El puntaje máximo que puede tener una entidad es de 4, el cual implicaría el nivel de impunidad más bajo que puede llegar a registrar este indicador. Solamente 10 estados tuvieron una calificación mayor a dos (impunidad media-baja), mientras que 15 tienen un nivel medio de impunidad, 6 son de impunidad alta y uno más tiene niveles muy altos de impunidad.
El estado peor calificado fue Colima, con 1.59, es el único con un nivel “muy alto”. Los estados con niveles altos son Tabasco, Michoacán, Zacatecas, Tlaxcala, Yucatán y Sinaloa, ordenados de manera ascendente según su nivel de impunidad.
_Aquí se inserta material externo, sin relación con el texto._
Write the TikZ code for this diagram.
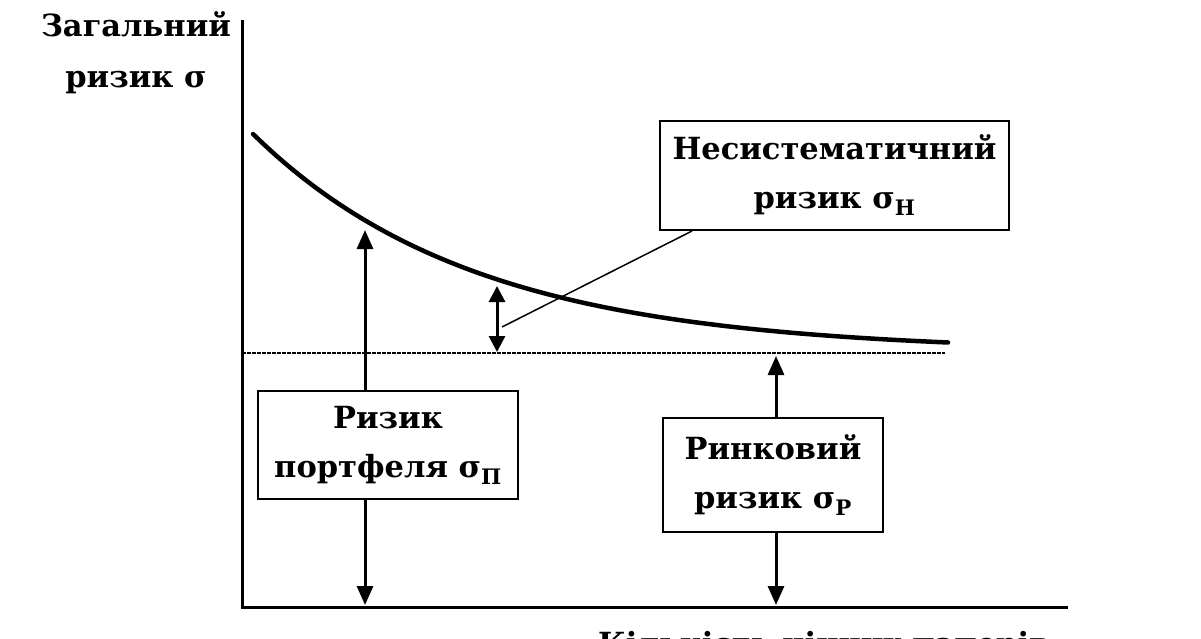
\documentclass[tikz,border=0pt]{standalone}
\usepackage{fontspec}
\setmainfont{DejaVu Serif}
\usetikzlibrary{arrows.meta}

\begin{document}
\begin{tikzpicture}[x=1pt, y=-1pt,
  lbl/.style={font=\bfseries\fontsize{30.5}{51}\selectfont, align=center, inner sep=0pt},
  rbox/.style={draw, line width=2pt, fill=white, align=center, inner sep=0pt,
    font=\bfseries\fontsize{30.5}{49}\selectfont},
  axis/.style={line width=3pt},
  riskline/.style={line width=4.5pt, line cap=round},
  arr/.style={line width=3pt, -{Triangle[length=19pt,width=16pt]}},
  dblarr/.style={line width=3pt, {Triangle[length=16pt,width=16pt]}-{Triangle[length=16pt,width=16pt]}}]
\useasboundingbox (0,0) rectangle (1201,639);
% axes
\coordinate (orig) at (242,607);
\coordinate (ytop) at (242,20);
\coordinate (xend) at (1068,607);
\draw[axis] (ytop) -- (orig) -- (xend);
\node[lbl] (ylab) at (136,53) {Загальний\\ризик σ};
\node[lbl, anchor=base west] (xlab) at (598,654) {Кількість цінних паперів};
% market risk level
\coordinate (mkt0) at (242,353);
\coordinate (mkt1) at (945,353);
\draw[line width=2.5pt, dash pattern=on 4pt off 1pt] (mkt0) -- (mkt1);
% total risk curve
\draw[riskline] plot[domain=253:948, samples=90] (\x, {352-218*exp(-(\x-253)/222)});
% boxes
\node[rbox, minimum width=260pt, minimum height=108pt] (portf) at (388,445) {Ризик\\портфеля σ\textsubscript{П}};
\node[rbox, minimum width=349pt, minimum height=109pt] (nesyst) at (834.5,175.5) {Несистематичний\\ризик σ\textsubscript{Н}};
\node[rbox, minimum width=220pt, minimum height=114pt] (rynk) at (773,475) {Ринковий\\ризик σ\textsubscript{Р}};
% arrows
\coordinate (ptop) at (365,230);
\coordinate (pbot) at (365,605);
\draw[arr] (portf.north -| ptop) -- (ptop);
\draw[arr] (portf.south -| pbot) -- (pbot);
\coordinate (rtop) at (776,356);
\coordinate (rbot) at (776,605);
\draw[arr] (rynk.north -| rtop) -- (rtop);
\draw[arr] (rynk.south -| rbot) -- (rbot);
\coordinate (ntop) at (497,286);
\coordinate (nbot) at (497,352);
\draw[dblarr] (nbot) -- (ntop);
\coordinate (lead) at (502,327);
\draw[line width=1.5pt] (lead) -- ([xshift=33pt]nesyst.south west);
\end{tikzpicture}
\end{document}
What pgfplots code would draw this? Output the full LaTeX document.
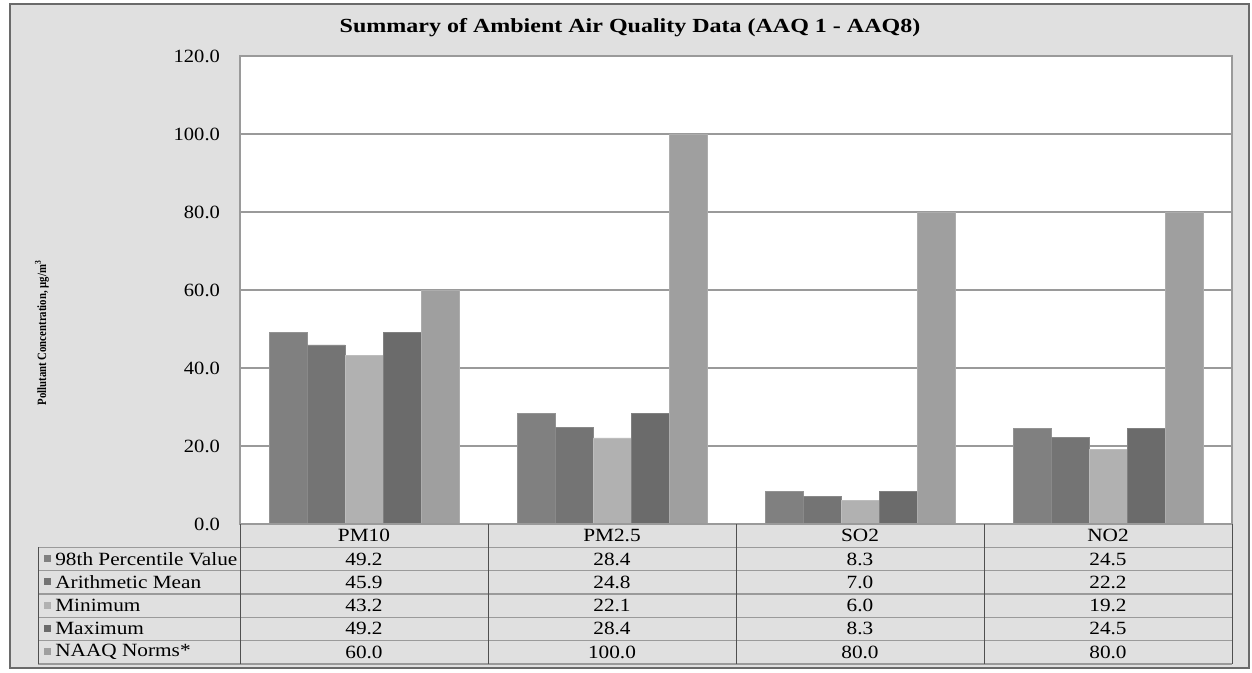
\documentclass[border=0pt]{standalone}
\usepackage{pgfplots}
\pgfplotsset{compat=1.18}
\usepackage{pgfplotstable}
\usepackage{fontspec}
\setmainfont{Liberation Serif}
\definecolor{bg}{HTML}{E0E0E0}
\definecolor{frame}{HTML}{6A6A6A}
\definecolor{cA}{HTML}{808080}
\definecolor{cB}{HTML}{747474}
\definecolor{cC}{HTML}{B1B1B1}
\definecolor{cD}{HTML}{6B6B6B}
\definecolor{cE}{HTML}{9F9F9F}
\definecolor{hline}{HTML}{9A9A9A}
\definecolor{vline}{HTML}{505050}
\pgfplotstableread{
x p98 mean min max naaq
0 49.2 45.9 43.2 49.2 60.0
1 28.4 24.8 22.1 28.4 100.0
2 8.3 7.0 6.0 8.3 80.0
3 24.5 22.2 19.2 24.5 80.0
}\datatable
\begin{document}
\begin{tikzpicture}[x=0.75pt,y=0.75pt]
\fill[white] (0,0) rectangle (1252,672);
\filldraw[fill=bg, draw=frame, line width=1.2pt] (10,4) rectangle (1249,668);
\begin{axis}[
  at={(180pt,111pt)}, anchor=south west,
  width=744pt, height=351pt, scale only axis,
  xmin=-0.5, xmax=3.5, ymin=0, ymax=120,
  ytick={0,20,...,120}, xtick=\empty,
  ybar=0pt, bar width=28.5pt,
  axis background/.style={fill=white},
  ymajorgrids, grid style={hline, line width=0.8pt},
  axis line style={hline, line width=0.8pt},
  ytick style={draw=none},
  yticklabel style={/pgf/number format/fixed, /pgf/number format/fixed zerofill, /pgf/number format/precision=1, /pgf/number format/assume math mode=true, font=\fontsize{14}{16}\selectfont, xscale=1.1, inner sep=0pt, xshift=-13.5pt},
  clip=false,
]
\addplot[fill=cA, draw=cA!85!white] table[x=x,y=p98] {\datatable};
\addplot[fill=cB, draw=cB!85!white] table[x=x,y=mean] {\datatable};
\addplot[fill=cC, draw=cC!85!white] table[x=x,y=min] {\datatable};
\addplot[fill=cD, draw=cD!85!white] table[x=x,y=max] {\datatable};
\addplot[fill=cE, draw=cE!85!white] table[x=x,y=naaq] {\datatable};
\end{axis}
% title
\node[font=\fontsize{15}{17}\selectfont\bfseries, xscale=1.2] at (630,644) {Summary of Ambient Air Quality Data (AAQ 1 - AAQ8)};
% y label
\node[font=\fontsize{9.5}{11}\selectfont\bfseries, rotate=90, xscale=0.85] at (42,339) {Pollutant Concentration, µg/m\textsuperscript{3}};
% data table
\foreach \yy in {124.7,101.3,78,54.7,31.3,8} {\draw[hline, line width=1.1pt] (38,\yy) -- (1232,\yy);}
\draw[hline, line width=1.1pt] (240,148) -- (1232,148);
\draw[vline, line width=0.6pt] (38,124.7) -- (38,8);
\foreach \xx in {240,488,736,984,1232} {\draw[vline, line width=0.6pt] (\xx,148) -- (\xx,8);}
\begin{scope}[every node/.style={font=\fontsize{14}{16}\selectfont, inner sep=0pt, xscale=1.14}]
\node at (364,136.4) {PM10};
\node at (612,136.4) {PM2.5};
\node at (860,136.4) {SO2};
\node at (1108,136.4) {NO2};
% row labels with swatches
\fill[cA] (44,110) rectangle (51,117);
\node[anchor=west] at (55,113) {98th Percentile Value};
\fill[cB] (44,86.7) rectangle (51,93.7);
\node[anchor=west] at (55,90) {Arithmetic Mean};
\fill[cC] (44,63.4) rectangle (51,70.4);
\node[anchor=west] at (55,66.7) {Minimum};
\fill[cD] (44,40) rectangle (51,47);
\node[anchor=west] at (55,43.4) {Maximum};
\fill[cE] (44,16.7) rectangle (51,23.7);
\node[anchor=west] at (55,20) {NAAQ Norms*};
% values
\node at (364,113) {49.2}; \node at (612,113) {28.4}; \node at (860,113) {8.3}; \node at (1108,113) {24.5};
\node at (364,90) {45.9}; \node at (612,90) {24.8}; \node at (860,90) {7.0}; \node at (1108,90) {22.2};
\node at (364,66.7) {43.2}; \node at (612,66.7) {22.1}; \node at (860,66.7) {6.0}; \node at (1108,66.7) {19.2};
\node at (364,43.4) {49.2}; \node at (612,43.4) {28.4}; \node at (860,43.4) {8.3}; \node at (1108,43.4) {24.5};
\node at (364,20) {60.0}; \node at (612,20) {100.0}; \node at (860,20) {80.0}; \node at (1108,20) {80.0};
\end{scope}
\end{tikzpicture}
\end{document}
El promedio nacional, según el IGI-Ambiental 2020, es de 1.93, que se traduce en un nivel medio de impunidad. Sin embargo, las y los autores del indicador aclaran que esto no es un asunto para felicitarse, ya que, en realidad, ninguna entidad tiene una buena calificación en cuanto a sus niveles de impunidad. Es decir, el hecho de que la mayoría de los estados tengan una calificación de “media” no es celebrable.
Dentro de dicho grupo destacan estados como Nuevo León que encabeza, por otro lado, el listado en materia de Crimen Ambiental, junto a Tamaulipas, Veracruz, Tlaxcala y Jalisco. De estos 5, que cuentan con las peores calificaciones en lo que tiene que ver con los delitos ambientales, sólo Tlaxcala tiene niveles altos de impunidad, Jalisco en medio-bajo y los otros 3 tienen un nivel medio.
Las y los autores del IGI-Ambiental aclaran que los indicadores por Crimen Ambiental deben de ser interpretados con prudencia, debido a las dificultades que atravesaron las y los académicos para recabar información confiable de dichos delitos. Les preocupa en especial que no haya manera de dimensionar apropiadamente el problema por los altos niveles de cifra negra en lo que se refiere a delitos ambientales.
Finalmente, las entidades con una mejor posición dentro del IGI-Ambiental son Durango, Morelos, Ciudad de México, Baja California, Querétaro, Chihuahua, Aguascalientes, Guanajuato, Coahuila y Jalisco.
Muestra de que ningún estado, según aclaran las y los académicos que desarrollaron el IGI-Ambiental, tiene buenos niveles en cuanto a impunidad ambiental, es que en los últimos 4 años, según el Observatorio de Conflictos Socioambientales desarrollado por la Universidad Iberoamericana, todos los estados pertenecientes al anterior grupo tienen presencia de conflictos ambientales.
Destacan, en las entidades con mejor calificación, la lucha en contra de las termoeléctricas de Morelos; las luchas en la Ciudad de México en contra la destrucción de los humedales de Xochimilco que favorece obras públicas para automovilistas; las luchas por el agua en Chihuahua; el conflicto minero en Durango; el extractivismo hídrico de las empresas cerveceras en Baja California; la contaminación del agua por residuos sólidos en Querétaro; el megaproyecto inmobiliario City Center en Guanajuato; el extractivismo minero y el basurero tóxico Cepeda en Coahuila; y el monocultivo del aguacate, termoeléctricas, acueductos y la construcción de carreteras en Jalisco.